I will soon update my 'still to get list'

Monday, March 15, 2010

Staying Cheap

Several months ago I was writing about what I thought were some interesting techniques to save some cash. It was supposed to be a series on saving money - but that didn't happen as well as I expected it to.

I have the unpublished posts in drafts - if anyone would like to review them before I publish, let me know.

For today however - I want to talk about second hand stores such as "Cash Converters" and "Cash Crusaders".

I walked into Cash Converters last week and was surprised to see the amount of interesting items they had which were in such good condition (which I would buy). They had all the geeky stuff I like - Celestron Telescopes, Onkyo amplifiers, sports watches, laptops, etc..

Where I could see a definite money saver was at the vast selection of DVD's which they stock. I have quite a significant amount of money "invested" in DVD's, but I think that I could have saved quite a bit of money buying most of my DVD's at Cash Converters. I think the most expensive second hand DVD which was on sale was 50 bucks for "Hitch" (www.kalahari.net stock it for about R100). It's not a huge saving and you most probably wont find the DVD which you want, but in the long run, it will save you some cash if you are collecting DVD's and do enjoy watching an original and not a bootleg copy.

:)

Thursday, July 02, 2009

Fragrant Red Wine

I dont know much about wine. I know the basic fact that it's made of grapes, and apparently the older the wine is, the fancier! I don't often drink wine and when I do, it's seldom alone. I'm ignorant on the subject of wine. I don't know what a good blend is, I don't know what a sauvignon blanc is and how it differs to a cabernet.
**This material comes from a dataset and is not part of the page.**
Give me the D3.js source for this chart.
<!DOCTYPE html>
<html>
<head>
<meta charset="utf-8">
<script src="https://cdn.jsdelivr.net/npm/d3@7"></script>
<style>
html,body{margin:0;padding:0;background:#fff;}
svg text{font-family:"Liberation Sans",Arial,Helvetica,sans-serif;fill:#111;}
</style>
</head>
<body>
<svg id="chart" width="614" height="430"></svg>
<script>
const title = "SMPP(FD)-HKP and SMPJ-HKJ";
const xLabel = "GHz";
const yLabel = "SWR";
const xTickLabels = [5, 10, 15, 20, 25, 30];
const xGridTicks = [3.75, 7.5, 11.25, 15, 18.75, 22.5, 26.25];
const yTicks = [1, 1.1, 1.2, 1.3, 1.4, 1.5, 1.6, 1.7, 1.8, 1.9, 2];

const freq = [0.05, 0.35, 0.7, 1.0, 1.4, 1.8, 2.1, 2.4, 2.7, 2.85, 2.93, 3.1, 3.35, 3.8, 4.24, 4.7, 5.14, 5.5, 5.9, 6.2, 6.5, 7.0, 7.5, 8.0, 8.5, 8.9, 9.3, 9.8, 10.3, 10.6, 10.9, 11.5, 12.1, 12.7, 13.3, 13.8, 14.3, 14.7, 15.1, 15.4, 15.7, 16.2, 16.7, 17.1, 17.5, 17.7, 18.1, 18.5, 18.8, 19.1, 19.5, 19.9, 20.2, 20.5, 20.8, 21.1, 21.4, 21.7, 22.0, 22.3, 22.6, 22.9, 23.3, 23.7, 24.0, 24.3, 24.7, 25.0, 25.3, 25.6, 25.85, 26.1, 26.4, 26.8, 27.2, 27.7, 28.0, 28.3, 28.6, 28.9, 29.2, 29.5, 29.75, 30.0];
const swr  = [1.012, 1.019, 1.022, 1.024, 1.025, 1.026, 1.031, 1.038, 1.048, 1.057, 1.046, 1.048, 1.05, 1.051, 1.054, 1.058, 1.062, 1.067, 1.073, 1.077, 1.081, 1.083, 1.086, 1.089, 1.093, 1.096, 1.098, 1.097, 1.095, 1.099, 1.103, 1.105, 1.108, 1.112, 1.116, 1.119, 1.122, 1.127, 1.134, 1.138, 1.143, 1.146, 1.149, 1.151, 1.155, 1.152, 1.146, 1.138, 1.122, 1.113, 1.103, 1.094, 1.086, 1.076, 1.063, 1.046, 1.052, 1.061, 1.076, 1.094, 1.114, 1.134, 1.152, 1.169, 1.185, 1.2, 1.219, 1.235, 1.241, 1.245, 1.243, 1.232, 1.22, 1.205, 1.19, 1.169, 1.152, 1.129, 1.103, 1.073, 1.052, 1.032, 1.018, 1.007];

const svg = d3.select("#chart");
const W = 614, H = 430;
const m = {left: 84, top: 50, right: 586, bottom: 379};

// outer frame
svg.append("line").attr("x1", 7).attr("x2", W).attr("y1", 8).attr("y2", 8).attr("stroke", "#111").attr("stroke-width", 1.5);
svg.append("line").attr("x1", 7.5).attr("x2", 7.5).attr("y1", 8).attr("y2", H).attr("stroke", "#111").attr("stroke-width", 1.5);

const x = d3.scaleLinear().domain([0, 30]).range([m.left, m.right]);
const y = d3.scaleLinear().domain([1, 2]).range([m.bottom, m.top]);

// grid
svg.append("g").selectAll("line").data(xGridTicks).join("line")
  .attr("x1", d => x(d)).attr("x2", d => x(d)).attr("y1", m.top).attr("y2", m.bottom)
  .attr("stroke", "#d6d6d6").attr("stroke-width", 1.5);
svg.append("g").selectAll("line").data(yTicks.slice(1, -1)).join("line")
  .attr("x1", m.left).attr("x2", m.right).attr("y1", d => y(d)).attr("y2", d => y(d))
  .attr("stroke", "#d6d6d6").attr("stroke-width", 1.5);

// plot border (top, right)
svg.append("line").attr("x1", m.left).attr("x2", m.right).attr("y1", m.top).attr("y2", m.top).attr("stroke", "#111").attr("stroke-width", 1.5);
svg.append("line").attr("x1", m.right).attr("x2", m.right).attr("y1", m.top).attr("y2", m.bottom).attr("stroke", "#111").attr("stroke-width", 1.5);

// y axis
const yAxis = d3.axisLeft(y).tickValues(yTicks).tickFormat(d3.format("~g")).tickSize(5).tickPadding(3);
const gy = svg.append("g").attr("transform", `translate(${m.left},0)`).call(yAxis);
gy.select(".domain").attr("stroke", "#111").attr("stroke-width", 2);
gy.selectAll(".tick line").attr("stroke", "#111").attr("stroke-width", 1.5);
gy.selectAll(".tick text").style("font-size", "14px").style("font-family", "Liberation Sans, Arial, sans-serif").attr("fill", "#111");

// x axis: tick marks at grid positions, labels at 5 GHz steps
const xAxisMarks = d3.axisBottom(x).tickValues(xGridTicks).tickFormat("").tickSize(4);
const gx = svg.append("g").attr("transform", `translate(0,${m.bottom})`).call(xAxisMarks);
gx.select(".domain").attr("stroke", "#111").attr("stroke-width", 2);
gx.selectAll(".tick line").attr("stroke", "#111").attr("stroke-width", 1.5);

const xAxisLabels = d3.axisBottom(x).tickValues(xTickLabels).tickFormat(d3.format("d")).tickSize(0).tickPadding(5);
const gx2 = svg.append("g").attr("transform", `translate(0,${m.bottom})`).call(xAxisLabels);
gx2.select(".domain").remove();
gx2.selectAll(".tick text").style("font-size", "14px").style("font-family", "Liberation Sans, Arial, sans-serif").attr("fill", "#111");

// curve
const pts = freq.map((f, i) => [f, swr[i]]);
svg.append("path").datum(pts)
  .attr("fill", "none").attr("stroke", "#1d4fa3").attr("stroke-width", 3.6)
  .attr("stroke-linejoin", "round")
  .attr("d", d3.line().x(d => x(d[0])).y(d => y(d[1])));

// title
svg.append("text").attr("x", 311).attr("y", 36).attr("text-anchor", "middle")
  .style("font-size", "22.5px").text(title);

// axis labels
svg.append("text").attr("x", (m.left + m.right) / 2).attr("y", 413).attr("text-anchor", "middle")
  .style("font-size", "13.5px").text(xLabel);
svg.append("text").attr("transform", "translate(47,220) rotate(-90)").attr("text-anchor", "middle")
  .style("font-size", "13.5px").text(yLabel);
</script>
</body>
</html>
Frankly, to me, a full bodied red wine tastes like the inside of the wooden cask it was kept in (thats probably the only taste I'm able to identify, after "grape juice". I have a suspicion that this however is a characteristic of the wine). If I am drinking wine, I prefer the cheap, sweet variety - I don't have any particular prefernce. By now, I'm sure it's evident that I'm not a regular wine drinker.

What I do like neverthless about the whole drinking experience, the single event which I enjoy the most, the simple thing which entices me - is the smell of the wine. I love to whirl the glass beneath my nose, while I inhale deeply and smell the rich, velvet sweetness of the grapes. I imagine the barrel that the wine had been kept in and the trees that grew closeby. I can taste the nuts and smell the oak.

A memory about a taste

Remembering the taste of strawberries

I'm sure that before this memory, I had tasted a strawberry, but no previous memory comes to mind when trying to remember the first experience of a strawberry.

At the age of five, my grandparents and I went to visit my grandfather's sister, brother in-law and her family in a small town called Vreiheid. They lived on a small holding, in a house made of red bricks. Kobus was their youngest son, closet to me in age, older was his sister Lizette, who wore thick coke bottle spectacles, and her older brother Freddy, he was cool with a blue BMX which had no brakes.

I liked Freddy the most. No one in the family noticed that my granny and I were brown or that we didn't speak the same language. It was ok, Freddy was able to translate it into that fla flum fla.

One day, behind the house, we were playing in the garden. Freddy and Kobus said that we could pick strawberries. I had never seen them in their original form and so, was very excited. We crawled in the rich red soil looking under the strawberry patch, looking for the red fruit. I found one and tasted it, and experienced a strawberry for the very first time.

Monday, May 25, 2009

Back in Action?

I'm not sure if I'm back in action or not. I've been suffering a sever case of bloggers block. I had some posts pre-created, yet I didn't ever post them, due to a slight anxiety.

My point for now however is this, I'm brave enough to expose myself once again and I hope that I continue to post every now and then.